The Legislature finally came to its senses after a federal investigation into corruption in the state’s two-year college system that yielded guilty pleas or convictions from three lawmakers with jobs or financial ties to the system. Following that scandal, the Legislature passed a bill known as the “double-dipping ban,” which prohibits public employees from serving as lawmakers.
Now Senate President Pro Tem Del Marsh wants to make a small change, exempting nine current lawmakers who would be prohibited from serving after the 2014 election. Three local lawmakers will be affected: Rep. Alan Boothe, R-Troy, an administrator at Troy University; Rep. Donnie Chesteen, R-Geneva, a high school coach; and Rep. Dexter Grimsley, D-Newville, a juvenile probation officer.

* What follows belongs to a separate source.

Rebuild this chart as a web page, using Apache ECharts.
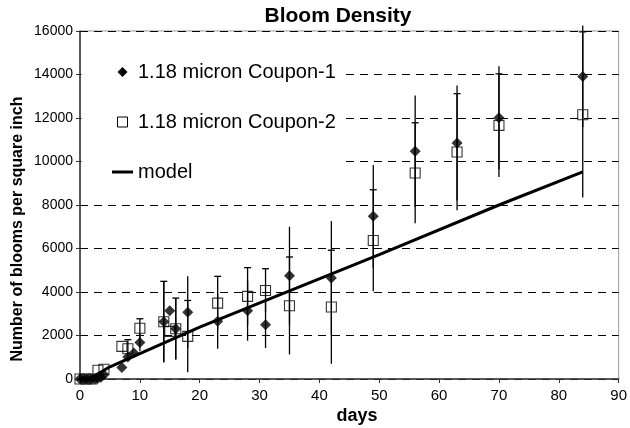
<!DOCTYPE html>
<html>
<head>
<meta charset="utf-8">
<script src="https://cdn.jsdelivr.net/npm/echarts@6/dist/echarts.min.js"></script>
<style>
  html, body { margin: 0; padding: 0; background: #fff; }
  #chart { width: 630px; height: 428px; }
</style>
</head>
<body>
<div id="chart"></div>
<script>
// Coupon-1 (filled diamonds): day, blooms per square inch, error half-width
const coupon1Days = [0, 0.5, 1, 1.5, 2, 2.5, 3, 3.5, 4, 7, 8, 9, 10, 14, 15, 16, 18, 23, 28, 31, 35, 42, 49, 56, 63, 70, 84];
const coupon1Vals = [0, 0, 0, 0, 0, 0, 30, 80, 200, 530, 1010, 1195, 1680, 2630, 3140, 2310, 3070, 2650, 3140, 2500, 4750, 4640, 7480, 10470, 10850, 12010, 13910];
const coupon1Err  = [0, 0, 0, 0, 0, 0, 0, 0, 0, 0, 0, 0, 400, 1860, 0, 1410, 1650, 1260, 1380, 1080, 2250, 2620, 2360, 2560, 2640, 2370, 2340];

// Coupon-2 (open squares)
const coupon2Days = [0, 1, 2, 3, 4, 7, 8, 10, 14, 15, 16, 18, 23, 28, 31, 35, 42, 49, 56, 63, 70, 84];
const coupon2Vals = [0, 0, 0, 400, 450, 1500, 1390, 2330, 2630, 2190, 2310, 1960, 3490, 3800, 4070, 3370, 3310, 6370, 9470, 10440, 11660, 12150];
const coupon2Err  = [0, 0, 0, 0, 0, 0, 420, 440, 1860, 0, 1410, 1650, 1230, 1320, 1000, 2240, 2610, 2330, 2310, 2680, 2370, 3810];

// Model curve
const modelDays = [1.5, 5, 20, 50, 70, 84];
const modelVals = [0, 560, 2390, 5720, 8000, 9520];

const xTicks = { min: 0, max: 90, step: 10 };
const yTicks = { min: 0, max: 16000, step: 2000 };

const FONT = 'Liberation Sans, Arial, sans-serif';
const NAME1 = '1.18 micron Coupon-1';
const NAME2 = '1.18 micron Coupon-2';
const NAME3 = 'model';

const zip = (xs, ys) => xs.map((x, i) => [x, ys[i]]);
const errRows = (xs, ys, es) => xs.map((x, i) => [x, ys[i] - es[i], ys[i] + es[i], es[i]]).filter(r => r[3] > 0);

function errorBars(withCap) {
  return function (params, api) {
    const x = api.value(0);
    const lo = api.coord([x, api.value(1)]);
    const hi = api.coord([x, api.value(2)]);
    const children = [{
      type: 'line',
      shape: { x1: lo[0], y1: lo[1], x2: hi[0], y2: hi[1] },
      style: { stroke: '#000', lineWidth: 1.3 }
    }];
    if (withCap) {
      children.push({
        type: 'line',
        shape: { x1: hi[0] - 3.5, y1: hi[1], x2: hi[0] + 3.5, y2: hi[1] },
        style: { stroke: '#000', lineWidth: 1.3 }
      });
    }
    return { type: 'group', children: children };
  };
}

// Legend block: white panel with marker + label per series
const legendText = (label, y) => ({
  type: 'text', x: 138, y: y, z: 101,
  style: { text: label, align: 'left', verticalAlign: 'middle', fontSize: 20, fontFamily: FONT, fill: '#000' }
});
const legendGraphics = [
  { type: 'rect', z: 100, shape: { x: 81.5, y: 48, width: 264, height: 146 }, style: { fill: '#fff' } },
  { type: 'polygon', z: 101, shape: { points: [[122.5, 67], [127.5, 72], [122.5, 77], [117.5, 72]] }, style: { fill: '#000' } },
  legendText(NAME1, 72),
  { type: 'rect', z: 101, shape: { x: 117.5, y: 117, width: 10, height: 10 }, style: { fill: '#fff', stroke: '#000', lineWidth: 1 } },
  legendText(NAME2, 122),
  { type: 'line', z: 101, shape: { x1: 112, y1: 172, x2: 133, y2: 172 }, style: { stroke: '#000', lineWidth: 3 } },
  legendText(NAME3, 172)
];

const chart = echarts.init(document.getElementById('chart'), null, { renderer: 'canvas' });

chart.setOption({
  animation: false,
  backgroundColor: '#fff',
  textStyle: { fontFamily: FONT },
  grid: { left: 80, right: 4, top: 31, bottom: 49, show: true, borderColor: '#999', borderWidth: 1, backgroundColor: 'transparent' },
  xAxis: {
    type: 'value', min: xTicks.min, max: xTicks.max, interval: xTicks.step,
    axisLine: { show: true, onZero: false, lineStyle: { color: '#333', width: 1.5 } },
    axisTick: { show: true, inside: false, length: 4, lineStyle: { color: '#333' } },
    axisLabel: { fontSize: 15, color: '#000', margin: 9, fontFamily: FONT },
    splitLine: { show: false }
  },
  yAxis: {
    type: 'value', min: yTicks.min, max: yTicks.max, interval: yTicks.step,
    axisLine: { show: true, lineStyle: { color: '#333', width: 1.5 } },
    axisTick: { show: true, inside: false, length: 4, lineStyle: { color: '#333' } },
    axisLabel: { fontSize: 14, color: '#000', margin: 7, fontFamily: FONT, formatter: v => String(v) },
    splitLine: { show: true, lineStyle: { color: '#000', width: 1, type: [8, 6] } }
  },
  graphic: [
    { type: 'text', x: 338, y: 16, style: { text: 'Bloom Density', align: 'center', verticalAlign: 'middle', fontSize: 21, fontWeight: 'bold', fontFamily: FONT, fill: '#000' } },
    { type: 'text', x: 18, y: 229, rotation: Math.PI / 2, style: { text: 'Number of blooms per square inch', align: 'center', verticalAlign: 'middle', fontSize: 16, fontWeight: 'bold', fontFamily: FONT, fill: '#000' } },
    { type: 'text', x: 357, y: 416, style: { text: 'days', align: 'center', verticalAlign: 'middle', fontSize: 18, fontWeight: 'bold', fontFamily: FONT, fill: '#000' } }
  ].concat(legendGraphics),
  series: [
    {
      name: 'err2', type: 'custom', renderItem: errorBars(true), clip: false, z: 2,
      data: errRows(coupon2Days, coupon2Vals, coupon2Err), silent: true
    },
    {
      name: 'err1', type: 'custom', renderItem: errorBars(false), clip: false, z: 2,
      data: errRows(coupon1Days, coupon1Vals, coupon1Err), silent: true
    },
    {
      name: NAME3, type: 'line', data: zip(modelDays, modelVals), z: 3,
      symbol: 'none', showSymbol: false,
      lineStyle: { color: '#000', width: 3 }, itemStyle: { color: '#000' }
    },
    {
      name: NAME2, type: 'scatter', data: zip(coupon2Days, coupon2Vals), z: 4,
      symbol: 'rect', symbolSize: 10,
      itemStyle: { color: 'rgba(0,0,0,0)', borderColor: '#000', borderWidth: 1.1 }
    },
    {
      name: NAME1, type: 'scatter', data: zip(coupon1Days, coupon1Vals), z: 5,
      symbol: 'diamond', symbolSize: [11, 11],
      itemStyle: { color: '#000' }
    }
  ]
});
</script>
</body>
</html>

We have no quarrel with these elected officials, or those from other parts of the state who would see their legislative careers ended by this law. However, the double-dipping legislation should be left intact; one simply cannot perform two public service jobs adequately when one requires an extended absence from the other.
Marsh’s proposal passed the Senate Education Committee on a disdainful unrecorded voice vote that gives members plausible deniability, which should speak volumes about the proposal’s worthiness.
This self-serving bill should be left to die a quiet death.